BEGIN SOURCE MATERIAL
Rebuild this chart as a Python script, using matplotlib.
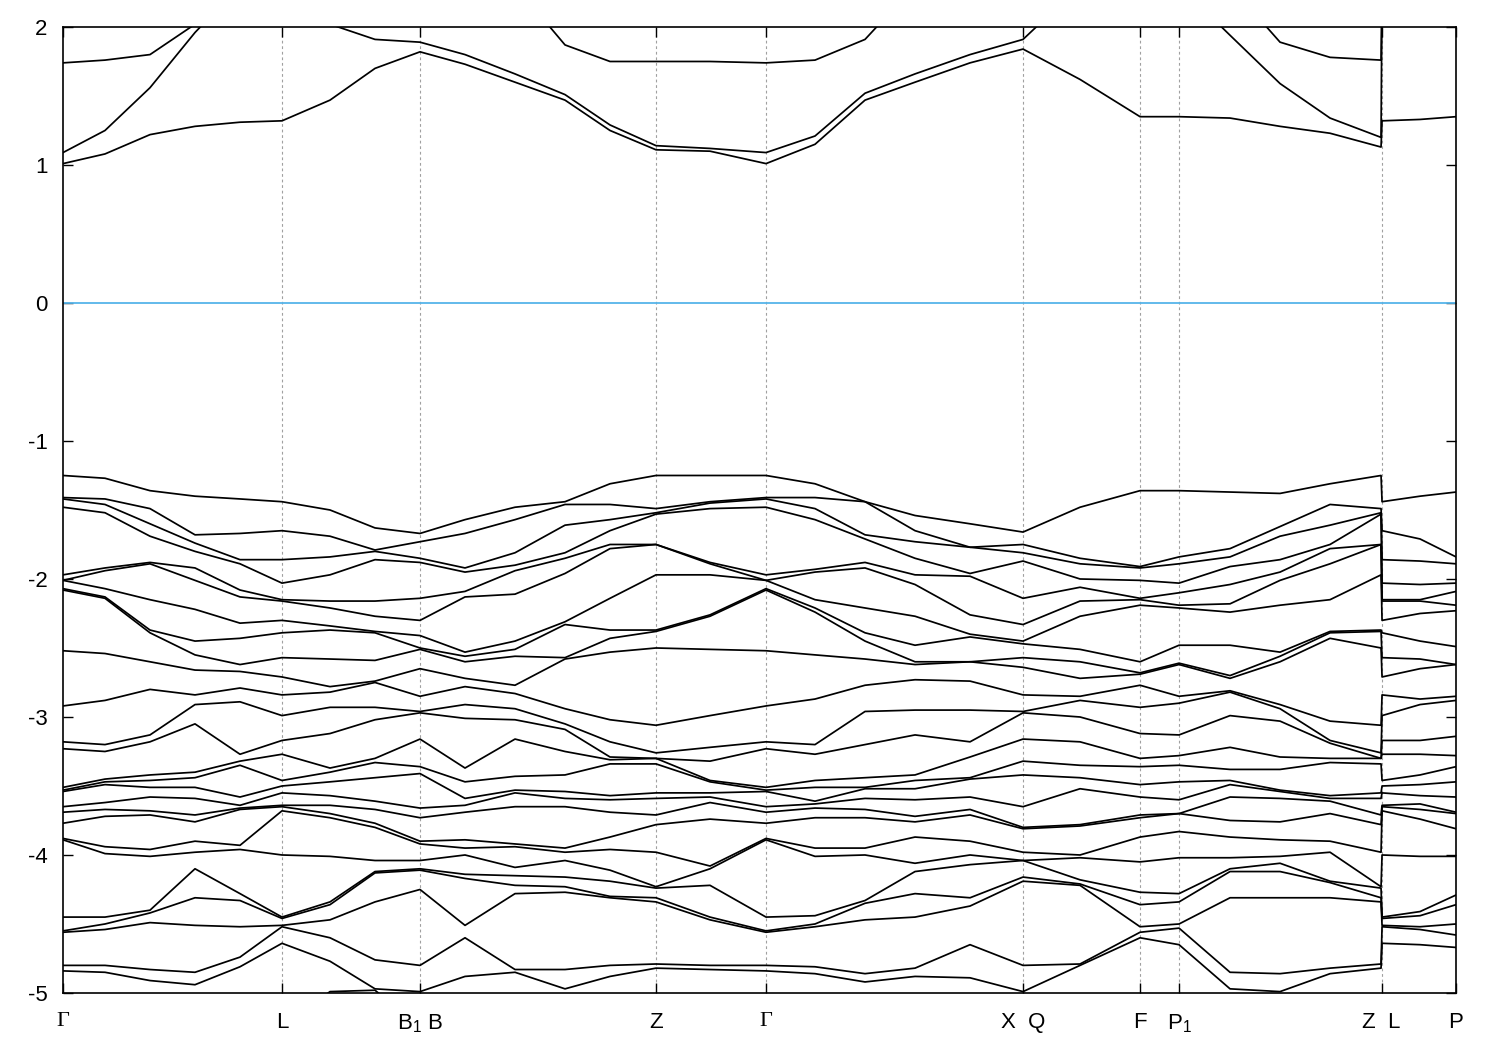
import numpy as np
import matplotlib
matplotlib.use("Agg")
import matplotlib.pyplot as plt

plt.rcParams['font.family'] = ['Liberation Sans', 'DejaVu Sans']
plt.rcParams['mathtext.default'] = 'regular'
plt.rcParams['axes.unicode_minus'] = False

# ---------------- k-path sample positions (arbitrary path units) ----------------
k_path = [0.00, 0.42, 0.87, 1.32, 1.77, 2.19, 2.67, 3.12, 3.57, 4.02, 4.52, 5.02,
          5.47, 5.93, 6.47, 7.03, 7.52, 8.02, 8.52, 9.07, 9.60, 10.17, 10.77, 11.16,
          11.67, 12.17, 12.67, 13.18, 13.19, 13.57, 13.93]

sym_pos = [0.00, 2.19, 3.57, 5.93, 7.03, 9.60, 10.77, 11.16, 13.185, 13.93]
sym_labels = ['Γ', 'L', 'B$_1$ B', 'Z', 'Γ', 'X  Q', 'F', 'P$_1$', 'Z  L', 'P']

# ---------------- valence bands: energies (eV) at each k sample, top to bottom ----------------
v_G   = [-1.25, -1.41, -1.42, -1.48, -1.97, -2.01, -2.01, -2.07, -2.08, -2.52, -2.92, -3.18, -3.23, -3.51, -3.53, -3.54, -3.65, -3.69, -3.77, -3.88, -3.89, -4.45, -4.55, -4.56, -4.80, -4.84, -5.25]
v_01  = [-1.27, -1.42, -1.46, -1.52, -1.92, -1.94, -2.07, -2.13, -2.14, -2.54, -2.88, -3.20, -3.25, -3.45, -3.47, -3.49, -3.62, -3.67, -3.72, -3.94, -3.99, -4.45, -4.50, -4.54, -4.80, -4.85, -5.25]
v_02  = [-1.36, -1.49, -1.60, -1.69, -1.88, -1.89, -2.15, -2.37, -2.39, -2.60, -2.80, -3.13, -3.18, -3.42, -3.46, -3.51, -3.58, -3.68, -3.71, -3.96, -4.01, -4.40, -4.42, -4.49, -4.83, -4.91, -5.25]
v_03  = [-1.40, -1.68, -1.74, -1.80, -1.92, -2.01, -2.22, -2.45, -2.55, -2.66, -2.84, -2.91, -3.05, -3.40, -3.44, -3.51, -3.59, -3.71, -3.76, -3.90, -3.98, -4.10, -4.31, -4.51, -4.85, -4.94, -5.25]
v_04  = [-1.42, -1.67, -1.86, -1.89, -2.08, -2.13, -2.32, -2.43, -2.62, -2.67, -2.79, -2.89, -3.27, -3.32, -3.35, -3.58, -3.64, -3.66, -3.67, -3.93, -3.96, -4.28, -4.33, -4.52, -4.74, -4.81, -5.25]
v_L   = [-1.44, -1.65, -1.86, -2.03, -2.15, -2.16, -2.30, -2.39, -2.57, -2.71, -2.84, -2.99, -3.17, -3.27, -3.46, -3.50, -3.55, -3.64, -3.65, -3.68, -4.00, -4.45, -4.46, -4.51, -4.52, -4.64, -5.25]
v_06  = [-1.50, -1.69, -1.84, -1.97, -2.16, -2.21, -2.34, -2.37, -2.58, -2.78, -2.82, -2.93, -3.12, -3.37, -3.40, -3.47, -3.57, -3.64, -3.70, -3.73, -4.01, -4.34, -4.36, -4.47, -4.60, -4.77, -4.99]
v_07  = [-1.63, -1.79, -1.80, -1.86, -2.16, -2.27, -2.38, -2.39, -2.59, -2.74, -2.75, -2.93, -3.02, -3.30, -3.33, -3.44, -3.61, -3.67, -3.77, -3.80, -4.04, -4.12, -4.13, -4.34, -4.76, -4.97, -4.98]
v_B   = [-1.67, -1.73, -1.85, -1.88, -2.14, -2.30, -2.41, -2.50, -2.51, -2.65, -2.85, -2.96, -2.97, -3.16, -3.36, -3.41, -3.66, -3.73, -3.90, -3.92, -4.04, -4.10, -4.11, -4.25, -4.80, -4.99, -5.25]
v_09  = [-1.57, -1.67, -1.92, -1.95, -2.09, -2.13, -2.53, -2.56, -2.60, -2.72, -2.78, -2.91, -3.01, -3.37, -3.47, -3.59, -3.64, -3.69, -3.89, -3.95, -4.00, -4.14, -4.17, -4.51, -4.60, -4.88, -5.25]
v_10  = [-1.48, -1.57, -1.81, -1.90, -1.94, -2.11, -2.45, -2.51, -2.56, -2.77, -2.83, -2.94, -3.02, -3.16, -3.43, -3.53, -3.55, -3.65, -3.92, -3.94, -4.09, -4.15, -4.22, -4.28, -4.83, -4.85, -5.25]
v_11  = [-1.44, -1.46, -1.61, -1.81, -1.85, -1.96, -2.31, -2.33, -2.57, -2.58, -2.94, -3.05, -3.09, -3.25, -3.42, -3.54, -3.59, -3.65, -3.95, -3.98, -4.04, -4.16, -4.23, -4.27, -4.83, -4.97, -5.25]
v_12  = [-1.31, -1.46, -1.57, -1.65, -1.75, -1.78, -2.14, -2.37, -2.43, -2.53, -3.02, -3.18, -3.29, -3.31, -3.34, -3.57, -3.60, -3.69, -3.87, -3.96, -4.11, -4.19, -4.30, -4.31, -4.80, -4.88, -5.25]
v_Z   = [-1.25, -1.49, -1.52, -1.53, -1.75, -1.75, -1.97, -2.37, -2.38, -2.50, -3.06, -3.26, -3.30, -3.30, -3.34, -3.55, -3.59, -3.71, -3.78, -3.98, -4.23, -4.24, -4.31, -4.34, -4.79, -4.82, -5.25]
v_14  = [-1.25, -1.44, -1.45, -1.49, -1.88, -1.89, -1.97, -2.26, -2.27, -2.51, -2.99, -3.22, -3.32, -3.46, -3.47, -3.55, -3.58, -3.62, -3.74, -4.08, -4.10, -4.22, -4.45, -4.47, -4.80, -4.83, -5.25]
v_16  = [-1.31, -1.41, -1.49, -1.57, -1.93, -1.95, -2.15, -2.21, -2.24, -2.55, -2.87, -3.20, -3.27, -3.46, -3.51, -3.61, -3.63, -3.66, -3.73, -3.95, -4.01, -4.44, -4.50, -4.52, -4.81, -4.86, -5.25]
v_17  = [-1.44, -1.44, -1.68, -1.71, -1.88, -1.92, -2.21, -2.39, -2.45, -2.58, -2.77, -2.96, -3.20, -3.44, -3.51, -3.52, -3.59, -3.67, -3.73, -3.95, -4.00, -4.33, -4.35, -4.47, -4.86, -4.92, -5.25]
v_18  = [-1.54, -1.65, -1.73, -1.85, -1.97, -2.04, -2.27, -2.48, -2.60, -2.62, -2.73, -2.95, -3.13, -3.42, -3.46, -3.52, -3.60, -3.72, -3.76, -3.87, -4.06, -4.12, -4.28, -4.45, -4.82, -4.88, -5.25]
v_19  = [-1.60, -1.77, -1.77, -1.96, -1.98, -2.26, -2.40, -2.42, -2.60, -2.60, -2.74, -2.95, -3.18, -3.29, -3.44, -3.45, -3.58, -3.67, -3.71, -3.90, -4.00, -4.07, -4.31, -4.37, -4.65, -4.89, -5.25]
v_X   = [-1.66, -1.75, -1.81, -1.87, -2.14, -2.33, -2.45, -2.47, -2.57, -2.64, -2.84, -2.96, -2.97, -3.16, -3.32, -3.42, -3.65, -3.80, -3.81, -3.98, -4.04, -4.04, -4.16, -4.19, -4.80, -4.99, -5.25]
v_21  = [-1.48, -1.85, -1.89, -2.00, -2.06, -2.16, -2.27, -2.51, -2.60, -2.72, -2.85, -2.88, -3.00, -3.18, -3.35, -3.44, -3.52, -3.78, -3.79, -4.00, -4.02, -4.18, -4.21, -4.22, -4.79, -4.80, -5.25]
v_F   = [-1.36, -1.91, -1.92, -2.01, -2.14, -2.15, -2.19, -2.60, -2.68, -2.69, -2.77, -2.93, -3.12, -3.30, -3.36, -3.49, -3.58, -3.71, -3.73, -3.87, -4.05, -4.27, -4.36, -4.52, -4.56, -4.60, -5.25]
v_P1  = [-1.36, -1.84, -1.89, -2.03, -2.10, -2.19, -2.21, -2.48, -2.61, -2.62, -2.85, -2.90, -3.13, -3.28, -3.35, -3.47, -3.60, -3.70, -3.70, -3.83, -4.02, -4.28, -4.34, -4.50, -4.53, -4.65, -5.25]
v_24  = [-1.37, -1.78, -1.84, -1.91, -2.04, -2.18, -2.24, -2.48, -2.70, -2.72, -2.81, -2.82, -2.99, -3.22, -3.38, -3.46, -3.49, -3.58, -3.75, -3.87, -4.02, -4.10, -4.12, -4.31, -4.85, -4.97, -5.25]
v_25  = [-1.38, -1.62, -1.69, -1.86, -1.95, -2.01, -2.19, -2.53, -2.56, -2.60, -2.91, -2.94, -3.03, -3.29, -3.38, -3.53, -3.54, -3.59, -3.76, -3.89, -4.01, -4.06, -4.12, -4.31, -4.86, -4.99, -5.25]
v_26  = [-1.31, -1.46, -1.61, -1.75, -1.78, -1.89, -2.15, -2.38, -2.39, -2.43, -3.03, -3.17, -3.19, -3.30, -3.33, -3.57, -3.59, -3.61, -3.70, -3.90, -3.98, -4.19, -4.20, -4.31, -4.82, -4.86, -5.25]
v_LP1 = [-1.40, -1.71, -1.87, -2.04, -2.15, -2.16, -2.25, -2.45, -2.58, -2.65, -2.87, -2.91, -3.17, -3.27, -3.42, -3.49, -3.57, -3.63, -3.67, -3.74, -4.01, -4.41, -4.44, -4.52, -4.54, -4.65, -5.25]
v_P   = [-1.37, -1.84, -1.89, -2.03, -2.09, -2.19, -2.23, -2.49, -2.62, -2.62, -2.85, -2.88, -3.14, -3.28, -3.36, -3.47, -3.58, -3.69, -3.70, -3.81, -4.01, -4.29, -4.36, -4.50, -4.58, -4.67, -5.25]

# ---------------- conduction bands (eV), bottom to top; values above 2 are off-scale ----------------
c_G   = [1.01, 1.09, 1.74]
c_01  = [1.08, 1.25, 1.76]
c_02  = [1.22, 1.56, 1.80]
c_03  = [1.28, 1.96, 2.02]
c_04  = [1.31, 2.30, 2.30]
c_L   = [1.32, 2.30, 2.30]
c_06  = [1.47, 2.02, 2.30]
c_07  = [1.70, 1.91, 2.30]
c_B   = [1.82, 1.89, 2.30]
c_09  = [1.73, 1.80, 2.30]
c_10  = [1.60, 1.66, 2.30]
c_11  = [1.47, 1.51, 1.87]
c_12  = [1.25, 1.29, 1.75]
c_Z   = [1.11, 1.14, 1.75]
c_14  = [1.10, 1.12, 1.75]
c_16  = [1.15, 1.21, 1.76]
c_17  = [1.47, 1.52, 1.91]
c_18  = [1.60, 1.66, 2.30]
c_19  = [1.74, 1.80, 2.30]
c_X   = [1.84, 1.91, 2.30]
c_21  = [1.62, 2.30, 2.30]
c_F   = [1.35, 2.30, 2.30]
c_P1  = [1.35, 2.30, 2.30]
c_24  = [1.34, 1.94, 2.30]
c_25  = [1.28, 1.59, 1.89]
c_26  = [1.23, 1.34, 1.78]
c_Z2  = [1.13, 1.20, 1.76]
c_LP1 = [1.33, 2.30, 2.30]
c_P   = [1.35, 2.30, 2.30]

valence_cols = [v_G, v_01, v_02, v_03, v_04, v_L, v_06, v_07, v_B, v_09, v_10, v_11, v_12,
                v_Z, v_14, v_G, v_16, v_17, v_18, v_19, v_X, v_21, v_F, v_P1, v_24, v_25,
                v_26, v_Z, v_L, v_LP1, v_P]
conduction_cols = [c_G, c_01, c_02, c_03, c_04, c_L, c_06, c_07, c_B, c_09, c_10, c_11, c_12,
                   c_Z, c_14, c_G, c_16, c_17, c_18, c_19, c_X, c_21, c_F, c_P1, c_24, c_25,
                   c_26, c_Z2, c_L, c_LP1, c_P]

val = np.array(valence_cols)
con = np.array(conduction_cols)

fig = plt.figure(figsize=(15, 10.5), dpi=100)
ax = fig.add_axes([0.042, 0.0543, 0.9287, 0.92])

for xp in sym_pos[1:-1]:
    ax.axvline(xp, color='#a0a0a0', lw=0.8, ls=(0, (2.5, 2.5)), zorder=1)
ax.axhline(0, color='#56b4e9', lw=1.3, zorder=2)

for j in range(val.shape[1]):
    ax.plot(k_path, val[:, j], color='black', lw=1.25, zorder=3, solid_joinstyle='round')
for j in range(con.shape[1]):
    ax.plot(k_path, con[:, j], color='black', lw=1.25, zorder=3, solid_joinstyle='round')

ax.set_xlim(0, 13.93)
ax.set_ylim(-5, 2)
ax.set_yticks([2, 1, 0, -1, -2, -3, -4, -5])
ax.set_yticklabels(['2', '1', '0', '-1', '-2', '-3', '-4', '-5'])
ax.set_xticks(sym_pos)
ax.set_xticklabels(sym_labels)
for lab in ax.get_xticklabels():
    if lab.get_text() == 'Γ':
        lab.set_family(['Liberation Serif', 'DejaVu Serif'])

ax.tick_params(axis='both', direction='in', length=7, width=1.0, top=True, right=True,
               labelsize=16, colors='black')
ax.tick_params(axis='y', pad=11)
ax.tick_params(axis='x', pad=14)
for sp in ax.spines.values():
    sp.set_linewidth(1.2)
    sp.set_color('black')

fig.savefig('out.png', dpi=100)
END SOURCE MATERIAL
• PROBLEM TO WORK ON
Repeat the lines exactly as they stand, from the opening line of the data through the line with "11.67, 12.17, 12.67, 13.18, 13.19, 13.57, 13.93]". Pictures stay out of the copy.

• ANSWER TO THIS PROBLEM
Rebuild this chart as a Python script, using matplotlib.
import numpy as np
import matplotlib
matplotlib.use("Agg")
import matplotlib.pyplot as plt

plt.rcParams['font.family'] = ['Liberation Sans', 'DejaVu Sans']
plt.rcParams['mathtext.default'] = 'regular'
plt.rcParams['axes.unicode_minus'] = False

# ---------------- k-path sample positions (arbitrary path units) ----------------
k_path = [0.00, 0.42, 0.87, 1.32, 1.77, 2.19, 2.67, 3.12, 3.57, 4.02, 4.52, 5.02,
          5.47, 5.93, 6.47, 7.03, 7.52, 8.02, 8.52, 9.07, 9.60, 10.17, 10.77, 11.16,
          11.67, 12.17, 12.67, 13.18, 13.19, 13.57, 13.93]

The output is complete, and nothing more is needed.